Pierson was then ordered to command a machine gun company of the 31st Infantry Regiment in the Philippines, two months were spent on beach defense activities on Corregidor. In 1936 he was selected for Command and General Staff School at Fort Leavenworth, KS. Upon graduation he was assigned to the 2nd Infantry at Fort Wayne, near Detroit, MI and given command of a battalion. Then Captain Pierson was selected to the Army War College where his classmates were a select group that included both Omar Bradley and Maxwell Taylor. In 1940 he was promoted from Major to Colonel. In 1943, as a Brigadier General, he was assigned to the 11th Airborne Division as Assistant Division Commander. This is where we pick up our interview about his first day in Occupied Japan.

I was in the second plane of 11th A/B "skytrain" headed for Japan. Gen. Swing of course was in the first plane "carrying the flag." The Air Corps and commercial airlines that charted our flight did a tremendous job --  we rode in style. The plane I boarded was plush and included stewards. I was even served a box lunch that had a navel orange. I still remember that -- I hadn’t seen an orange for a couple of years.
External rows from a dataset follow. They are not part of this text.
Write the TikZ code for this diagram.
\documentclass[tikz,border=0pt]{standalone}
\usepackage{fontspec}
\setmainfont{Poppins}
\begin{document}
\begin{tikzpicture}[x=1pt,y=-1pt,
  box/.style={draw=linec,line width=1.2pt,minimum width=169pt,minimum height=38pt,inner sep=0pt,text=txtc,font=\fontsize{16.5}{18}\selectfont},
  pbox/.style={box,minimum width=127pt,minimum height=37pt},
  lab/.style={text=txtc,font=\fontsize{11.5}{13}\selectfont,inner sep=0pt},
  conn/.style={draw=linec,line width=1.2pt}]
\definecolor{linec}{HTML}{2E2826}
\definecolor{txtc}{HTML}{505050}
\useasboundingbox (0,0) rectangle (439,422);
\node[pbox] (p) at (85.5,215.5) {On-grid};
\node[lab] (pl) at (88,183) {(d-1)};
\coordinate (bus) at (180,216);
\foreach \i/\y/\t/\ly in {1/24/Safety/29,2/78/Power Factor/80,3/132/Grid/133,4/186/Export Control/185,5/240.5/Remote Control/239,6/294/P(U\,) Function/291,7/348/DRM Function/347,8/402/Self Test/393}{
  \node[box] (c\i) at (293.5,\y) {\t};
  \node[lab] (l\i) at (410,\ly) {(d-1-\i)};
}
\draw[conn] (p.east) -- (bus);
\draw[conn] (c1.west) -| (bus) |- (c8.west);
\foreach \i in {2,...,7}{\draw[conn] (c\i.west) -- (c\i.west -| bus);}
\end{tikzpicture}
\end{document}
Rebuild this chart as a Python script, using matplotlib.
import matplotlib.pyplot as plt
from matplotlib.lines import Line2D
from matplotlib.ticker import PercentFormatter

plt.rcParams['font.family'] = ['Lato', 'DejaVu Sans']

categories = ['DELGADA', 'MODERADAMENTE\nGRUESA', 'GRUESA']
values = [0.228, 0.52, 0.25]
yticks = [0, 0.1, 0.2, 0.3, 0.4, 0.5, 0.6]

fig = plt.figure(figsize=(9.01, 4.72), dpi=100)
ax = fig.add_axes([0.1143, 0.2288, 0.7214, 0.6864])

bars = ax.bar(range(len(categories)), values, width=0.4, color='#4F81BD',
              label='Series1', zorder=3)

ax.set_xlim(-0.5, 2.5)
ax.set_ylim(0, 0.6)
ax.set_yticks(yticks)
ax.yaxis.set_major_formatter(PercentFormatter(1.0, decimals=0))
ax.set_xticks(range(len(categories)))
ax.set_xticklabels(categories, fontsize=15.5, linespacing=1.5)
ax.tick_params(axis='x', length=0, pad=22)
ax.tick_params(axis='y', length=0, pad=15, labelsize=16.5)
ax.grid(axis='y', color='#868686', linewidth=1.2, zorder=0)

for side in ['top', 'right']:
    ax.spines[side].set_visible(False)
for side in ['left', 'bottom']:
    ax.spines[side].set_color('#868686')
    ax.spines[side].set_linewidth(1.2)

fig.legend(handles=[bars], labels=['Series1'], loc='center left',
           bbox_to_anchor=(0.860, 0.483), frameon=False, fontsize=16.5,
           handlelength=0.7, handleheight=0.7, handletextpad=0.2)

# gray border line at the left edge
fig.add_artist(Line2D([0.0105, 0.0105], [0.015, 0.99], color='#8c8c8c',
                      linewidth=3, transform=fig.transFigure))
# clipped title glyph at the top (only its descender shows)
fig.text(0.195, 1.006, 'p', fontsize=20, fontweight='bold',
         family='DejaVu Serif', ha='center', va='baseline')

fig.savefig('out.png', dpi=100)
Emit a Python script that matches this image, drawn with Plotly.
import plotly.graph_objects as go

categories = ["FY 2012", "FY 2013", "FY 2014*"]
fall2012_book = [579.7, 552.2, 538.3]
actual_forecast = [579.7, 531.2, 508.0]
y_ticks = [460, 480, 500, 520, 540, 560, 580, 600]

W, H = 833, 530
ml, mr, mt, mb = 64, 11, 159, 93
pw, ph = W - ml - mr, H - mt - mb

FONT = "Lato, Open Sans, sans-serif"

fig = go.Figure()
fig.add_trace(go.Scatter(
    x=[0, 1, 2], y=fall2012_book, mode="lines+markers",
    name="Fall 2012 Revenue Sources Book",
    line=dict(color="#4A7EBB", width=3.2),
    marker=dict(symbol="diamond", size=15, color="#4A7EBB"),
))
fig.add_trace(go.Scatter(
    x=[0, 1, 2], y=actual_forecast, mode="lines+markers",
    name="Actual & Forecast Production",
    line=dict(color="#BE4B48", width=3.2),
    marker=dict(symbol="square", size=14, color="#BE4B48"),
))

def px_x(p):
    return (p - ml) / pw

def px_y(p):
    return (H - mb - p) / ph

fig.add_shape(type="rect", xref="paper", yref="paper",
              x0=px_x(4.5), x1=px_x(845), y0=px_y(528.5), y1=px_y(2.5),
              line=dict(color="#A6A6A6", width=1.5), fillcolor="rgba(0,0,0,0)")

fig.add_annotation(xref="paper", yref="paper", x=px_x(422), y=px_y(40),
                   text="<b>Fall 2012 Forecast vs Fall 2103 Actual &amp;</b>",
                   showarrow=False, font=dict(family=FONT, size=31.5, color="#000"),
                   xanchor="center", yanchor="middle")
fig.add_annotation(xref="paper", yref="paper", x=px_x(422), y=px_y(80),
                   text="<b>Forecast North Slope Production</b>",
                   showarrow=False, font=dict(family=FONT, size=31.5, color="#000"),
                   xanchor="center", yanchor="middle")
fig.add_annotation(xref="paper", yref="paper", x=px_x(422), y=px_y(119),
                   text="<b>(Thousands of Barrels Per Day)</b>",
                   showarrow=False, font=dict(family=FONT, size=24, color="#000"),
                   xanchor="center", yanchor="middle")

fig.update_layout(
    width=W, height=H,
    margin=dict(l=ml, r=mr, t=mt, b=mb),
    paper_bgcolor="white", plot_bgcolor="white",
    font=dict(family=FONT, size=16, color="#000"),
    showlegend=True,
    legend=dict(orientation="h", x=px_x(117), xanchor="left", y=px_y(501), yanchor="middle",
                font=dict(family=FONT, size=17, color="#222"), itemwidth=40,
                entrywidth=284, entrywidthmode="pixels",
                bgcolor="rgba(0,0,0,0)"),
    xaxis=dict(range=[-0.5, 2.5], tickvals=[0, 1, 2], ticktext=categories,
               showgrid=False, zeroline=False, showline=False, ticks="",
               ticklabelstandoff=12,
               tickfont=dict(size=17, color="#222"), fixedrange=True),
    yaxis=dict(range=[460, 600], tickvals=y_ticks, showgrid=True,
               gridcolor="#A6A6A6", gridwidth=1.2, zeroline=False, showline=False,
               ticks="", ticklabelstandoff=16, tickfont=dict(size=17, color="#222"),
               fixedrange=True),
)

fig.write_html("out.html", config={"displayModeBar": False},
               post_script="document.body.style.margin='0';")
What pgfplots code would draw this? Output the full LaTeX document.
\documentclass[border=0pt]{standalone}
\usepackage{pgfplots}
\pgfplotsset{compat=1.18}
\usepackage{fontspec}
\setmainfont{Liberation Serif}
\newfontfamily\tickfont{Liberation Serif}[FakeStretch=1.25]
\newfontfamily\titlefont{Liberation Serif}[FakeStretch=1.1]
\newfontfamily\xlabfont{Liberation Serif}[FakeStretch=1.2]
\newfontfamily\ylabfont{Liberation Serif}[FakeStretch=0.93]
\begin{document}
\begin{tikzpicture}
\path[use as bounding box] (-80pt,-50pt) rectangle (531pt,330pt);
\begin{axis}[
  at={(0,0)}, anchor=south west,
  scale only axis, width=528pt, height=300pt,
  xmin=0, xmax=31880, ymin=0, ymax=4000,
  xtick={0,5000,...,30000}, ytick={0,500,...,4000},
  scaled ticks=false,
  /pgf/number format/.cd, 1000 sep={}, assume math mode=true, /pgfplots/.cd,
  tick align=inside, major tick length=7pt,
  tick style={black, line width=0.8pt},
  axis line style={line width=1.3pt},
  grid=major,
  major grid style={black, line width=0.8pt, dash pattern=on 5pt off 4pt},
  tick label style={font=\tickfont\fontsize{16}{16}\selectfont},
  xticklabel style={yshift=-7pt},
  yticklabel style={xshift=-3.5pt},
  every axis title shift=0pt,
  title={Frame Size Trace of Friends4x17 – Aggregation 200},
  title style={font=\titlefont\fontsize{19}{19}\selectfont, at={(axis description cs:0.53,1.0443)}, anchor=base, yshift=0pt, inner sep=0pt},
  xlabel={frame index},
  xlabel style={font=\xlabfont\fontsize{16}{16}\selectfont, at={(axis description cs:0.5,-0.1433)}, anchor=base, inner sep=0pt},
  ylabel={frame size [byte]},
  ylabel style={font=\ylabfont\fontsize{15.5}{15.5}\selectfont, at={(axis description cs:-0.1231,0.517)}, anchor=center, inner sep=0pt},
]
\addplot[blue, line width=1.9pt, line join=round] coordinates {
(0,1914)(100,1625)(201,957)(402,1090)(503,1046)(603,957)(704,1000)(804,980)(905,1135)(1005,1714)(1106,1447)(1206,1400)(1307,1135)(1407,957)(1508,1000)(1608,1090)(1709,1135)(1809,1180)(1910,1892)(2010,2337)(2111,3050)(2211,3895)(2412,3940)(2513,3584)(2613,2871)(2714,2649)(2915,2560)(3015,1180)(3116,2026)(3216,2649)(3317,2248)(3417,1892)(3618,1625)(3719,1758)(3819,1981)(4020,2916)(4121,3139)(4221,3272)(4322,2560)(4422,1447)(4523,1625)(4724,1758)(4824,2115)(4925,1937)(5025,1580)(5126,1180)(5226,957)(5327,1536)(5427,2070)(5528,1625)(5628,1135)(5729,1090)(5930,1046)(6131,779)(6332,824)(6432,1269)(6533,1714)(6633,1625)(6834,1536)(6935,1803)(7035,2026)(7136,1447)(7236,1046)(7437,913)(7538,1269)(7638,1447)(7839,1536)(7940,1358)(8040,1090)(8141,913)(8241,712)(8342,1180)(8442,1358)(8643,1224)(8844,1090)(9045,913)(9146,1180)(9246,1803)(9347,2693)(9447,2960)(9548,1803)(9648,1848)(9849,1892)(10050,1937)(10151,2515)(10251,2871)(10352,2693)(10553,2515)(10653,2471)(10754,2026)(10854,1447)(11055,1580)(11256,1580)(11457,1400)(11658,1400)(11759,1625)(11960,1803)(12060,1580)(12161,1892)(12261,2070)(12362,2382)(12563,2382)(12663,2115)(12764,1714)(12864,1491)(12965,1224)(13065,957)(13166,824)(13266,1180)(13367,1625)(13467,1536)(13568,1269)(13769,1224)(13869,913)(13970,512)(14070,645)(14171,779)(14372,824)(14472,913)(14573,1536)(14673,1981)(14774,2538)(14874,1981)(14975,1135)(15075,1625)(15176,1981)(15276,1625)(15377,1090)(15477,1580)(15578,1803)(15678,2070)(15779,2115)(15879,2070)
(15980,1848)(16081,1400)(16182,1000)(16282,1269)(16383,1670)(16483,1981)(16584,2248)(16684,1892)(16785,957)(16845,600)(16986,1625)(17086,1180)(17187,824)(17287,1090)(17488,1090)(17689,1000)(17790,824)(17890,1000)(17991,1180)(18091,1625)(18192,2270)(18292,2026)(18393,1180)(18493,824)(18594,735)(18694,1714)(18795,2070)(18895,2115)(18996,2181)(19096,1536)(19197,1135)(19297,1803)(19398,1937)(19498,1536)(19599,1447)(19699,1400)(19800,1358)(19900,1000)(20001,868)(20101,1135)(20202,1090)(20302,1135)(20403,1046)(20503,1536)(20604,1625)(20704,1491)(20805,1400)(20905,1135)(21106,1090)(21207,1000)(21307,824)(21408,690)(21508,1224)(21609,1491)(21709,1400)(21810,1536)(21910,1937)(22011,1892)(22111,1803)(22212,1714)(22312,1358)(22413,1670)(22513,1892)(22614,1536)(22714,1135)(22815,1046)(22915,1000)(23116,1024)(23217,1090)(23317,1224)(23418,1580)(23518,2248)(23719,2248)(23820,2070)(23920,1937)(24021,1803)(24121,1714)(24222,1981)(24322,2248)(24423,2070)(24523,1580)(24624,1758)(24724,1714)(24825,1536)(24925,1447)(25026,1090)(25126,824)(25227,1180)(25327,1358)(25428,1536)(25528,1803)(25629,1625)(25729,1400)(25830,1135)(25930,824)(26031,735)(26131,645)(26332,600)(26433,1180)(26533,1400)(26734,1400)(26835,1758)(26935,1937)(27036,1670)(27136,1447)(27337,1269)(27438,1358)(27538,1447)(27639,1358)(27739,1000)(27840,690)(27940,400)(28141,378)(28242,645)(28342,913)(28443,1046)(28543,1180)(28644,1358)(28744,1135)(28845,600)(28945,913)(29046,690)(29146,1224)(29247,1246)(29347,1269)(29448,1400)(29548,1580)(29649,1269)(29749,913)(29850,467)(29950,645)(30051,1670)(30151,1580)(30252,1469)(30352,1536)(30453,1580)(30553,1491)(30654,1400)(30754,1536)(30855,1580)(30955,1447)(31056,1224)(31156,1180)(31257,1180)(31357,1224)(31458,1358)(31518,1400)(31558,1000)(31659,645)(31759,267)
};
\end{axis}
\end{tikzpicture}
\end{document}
When we first touched down in Japan General Swing met Col. Tench who was part of the advanced party. GEN Swing then set up his Command Post (CP) in a hangar. Outside the hangar he had big sign posted that read, "11th Airborne Command Post". The CP consisted of only a small table and a folding chair.

A short time later Col. Tench brought in a Japanese Lieutenant General who had a short dagger as a side arm into the CP. Swing then looked at Tench, told him to get the General out of the room and not return until the Japanese officer removes that "frog sticker". The Japanese General said, through an interpreter, that the dagger was a sign of authority. Gen. Swing said, "from now on, I’m the authority." The dagger was removed from the general.

Shortly after the confrontation, the Japanese General told Gen. Swing that two Kamikaze regiments had not laid down their arms and he should keep the 11th Airborne troops in a specified area on the map. Consequently, we kept our troops in the recommended area for a few days and there were no incidents.

Meanwhile, our men continued to land in C-47s on the airfield.  About two hours after the initial landing, Allied POWs that had recently been released from a Japanese POW camp started walking into the airfield.

In anticipation of General MacArthur’s arrival, the Japanese furnished a menagerie of motor vehicles that included a fire engine. Everything went according to schedule and General MacArthur arrived at 1400. It was a big deal. The 11th Airborne honor guard and band put on a fine presentation.

Source:
Personal Interview by Patrick O'Donnell with MG Albert Pierson (Ret) 7/97.